While it’s a shame that such a tool wasn’t created by the NHTSA, IIHS, Consumer Reports or another organization 10 or 15 years ago, it’s great that we have it today. It’s also great that the death trap truck-based SUVs of the 1990s have been replaced by some extremely safe crossover SUVs that are based on car platforms. The Ford Explorer and other SUVs generated a lot of safety related publicity less than 10 years ago. Today, the Ford Taurus X and other SUVs are among the safest vehicles on the road! So, kudos to consumers and automakers for making the right choices! It’s not expensive, either. Models like the 2008 Kia Sedona, Hyundai Veracruz, Ford Taurus sedan and Chevy Malibu are also among the safety elite, so you no longer need to buy a luxury model for safety, either!
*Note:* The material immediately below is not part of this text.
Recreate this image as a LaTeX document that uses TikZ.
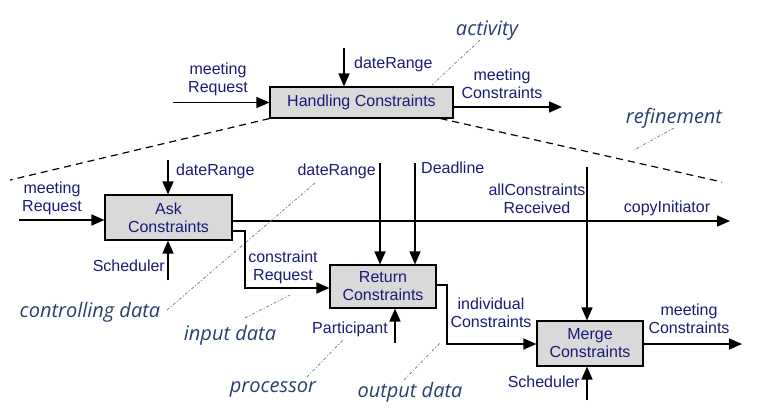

Even without Informed For Life, there is no secret to buying a safe car. Simply choose a model that has a full set of crash tests. Avoid models with any “3-star” or lower result in the NHTSA. Avoid models with any “Marginal” or “Poor” rating from the IIHS. The more “5-star” and “Good” ratings, the better. Then, make sure the trim level you buy has both stability control and side curtain airbags. If not, find one that does or order these critical features as an option. Just those simple steps will result in a reasonably safe model.
There is also no secret about how to greatly reduce the risk from the #1 killer of kids. Choose a vehicle with a full set of ratings and a SCORE under 80. Properly restrain your kids in an appropriate rear seating position. Put down the cell phone and drive undistracted/unimpaired. That’s it- your family is now quite safe while riding in your family truckster.